任用拒絶訴訟:非常勤公務員の雇用継続命じる 東京地裁


 国立情報学研究所の非常勤職員の女性(40)が、03年3月に突然辞めさ
せられたのは不当として、研究所を運営する大学共同利用機関法人「情報・シ
ステム研究機構」に雇用の継続を求めた訴訟で、東京地裁は24日、同機構に
雇用継続と月19万円余の未払い給与の支払いを命じた。当時は法人化前で女
性は非常勤公務員だった。原告弁護団によると非常勤公務員の雇用継続を命じ
た判決は初めて。山口均裁判官は「長年勤めた職員に対して任用を打ち切るの
であれば、適正な手続きを踏み、相応の礼を尽くすべきだ」と述べた。

 判決は▽女性が89年から働いていた▽99年末には雇用期間を3年とする
方針を決めていたのに女性に伝えていなかった−−ことなどから「著しく正義
に反し、社会通念上是認しえない」と指摘。
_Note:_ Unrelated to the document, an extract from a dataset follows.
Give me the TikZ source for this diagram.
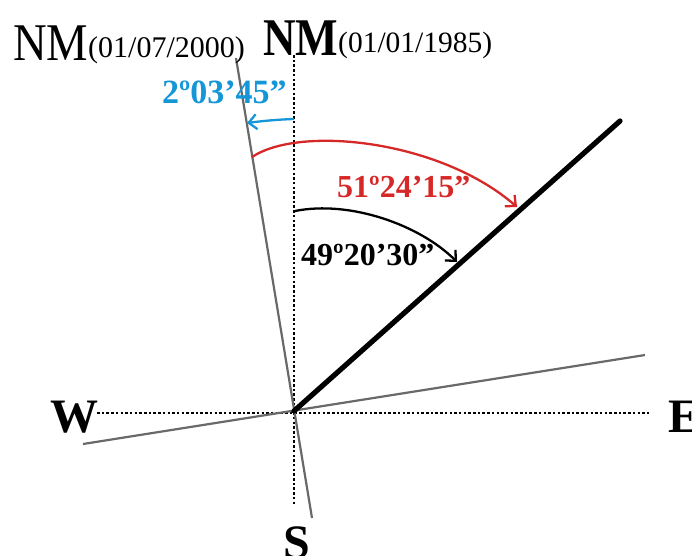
\documentclass[tikz,border=0pt]{standalone}
\usepackage{fontspec}
\setmainfont{Liberation Serif}
\usetikzlibrary{arrows.meta}
\definecolor{angblue}{RGB}{20,150,215}
\definecolor{angred}{RGB}{215,40,40}
\definecolor{axisgray}{RGB}{105,105,105}
\begin{document}
\begin{tikzpicture}[x=1pt,y=-1pt,
  lbl/.style={inner sep=0pt,anchor=base west},
  dotline/.style={line width=2.6pt,dash pattern=on 2.5pt off 2.2pt},
  grayline/.style={axisgray,line width=2.2pt},
  anglearrow/.style={line width=2.3pt,-{Straight Barb[length=8pt,width=15pt]}},
]
\useasboundingbox (0,0) rectangle (692,555);
% coordinates
\coordinate (O) at (294,411);
\coordinate (ntop) at (294,55);
\coordinate (nbot) at (294,505);
\coordinate (wend) at (97,413);
\coordinate (eend) at (649,413);
\coordinate (g1a) at (236,58);
\coordinate (g1b) at (312,518);
\coordinate (g2a) at (83,444);
\coordinate (g2b) at (645,355);
\coordinate (thick) at (620,121);
\coordinate (bs) at (294,119);
\coordinate (be) at (247,123);
\coordinate (rs) at (252,157);
\coordinate (re) at (517,207);
\coordinate (ks) at (295,211);
\coordinate (ke) at (457,262);
% lines
\draw[dotline] (ntop) -- (nbot);
\draw[dotline] (wend) -- (eend);
\draw[grayline] (g1a) -- (g1b);
\draw[grayline] (g2a) -- (g2b);
\draw[line width=5.2pt,line cap=round] (O) -- (thick);
% angle arrows
\draw[anglearrow,angblue] (bs) .. controls (278,119.5) and (262,121) .. (be);
\draw[anglearrow,angred] (rs) .. controls (300,125) and (440,140) .. (re);
\draw[anglearrow,black] (ks) .. controls (350,200) and (420,225) .. (ke);
% labels
\node[lbl] (nmold) at (13,60) {\fontsize{53}{53}\selectfont\scalebox{0.88}[1]{NM}};
\node[lbl] (subold) at (88,57) {\fontsize{30}{30}\selectfont (01/07/2000)};
\node[lbl] (nmnew) at (263,55) {\fontsize{53}{53}\selectfont\bfseries\scalebox{0.85}[1]{NM}};
\node[lbl] (subnew) at (338,52) {\fontsize{29.5}{30}\selectfont (01/01/1985)};
\node[lbl,text=angblue] (lblue) at (162,103) {\fontsize{34}{34}\selectfont\bfseries 2º03’45”};
\node[lbl,text=angred] (lred) at (337,197) {\fontsize{32}{32}\selectfont\bfseries 51º24’15”};
\node[lbl] (lblack) at (301,265) {\fontsize{32}{32}\selectfont\bfseries 49º20’30”};
\node[lbl] (west) at (50,432) {\fontsize{48}{48}\selectfont\bfseries W};
\node[lbl] (east) at (668,432) {\fontsize{48}{48}\selectfont\bfseries E};
\node[lbl] (south) at (283,558) {\fontsize{48}{48}\selectfont\bfseries S};
\end{tikzpicture}
\end{document}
「職員に対して冷淡に過ぎた。任
用を打ち切られた職員にとっては明日からの生活があり、道具を取り換えるの
とは訳が違う」と述べた。

 原告の代理人弁護士によると、非常勤公務員の雇用を巡っては任用権者の裁
量が幅広く認められており、過去の同種裁判ではことごとく退けられたという。
会見した女性は「国や地方には大勢の非常勤職員がいる。判決が、その人たち
の雇用を守っていくことに役立てばうれしい」と話した。【武本光政】

 国立情報学研究所の坂内正夫所長の話 主張が認められず残念。関係機関な
どと協議の上、適切に対応したい。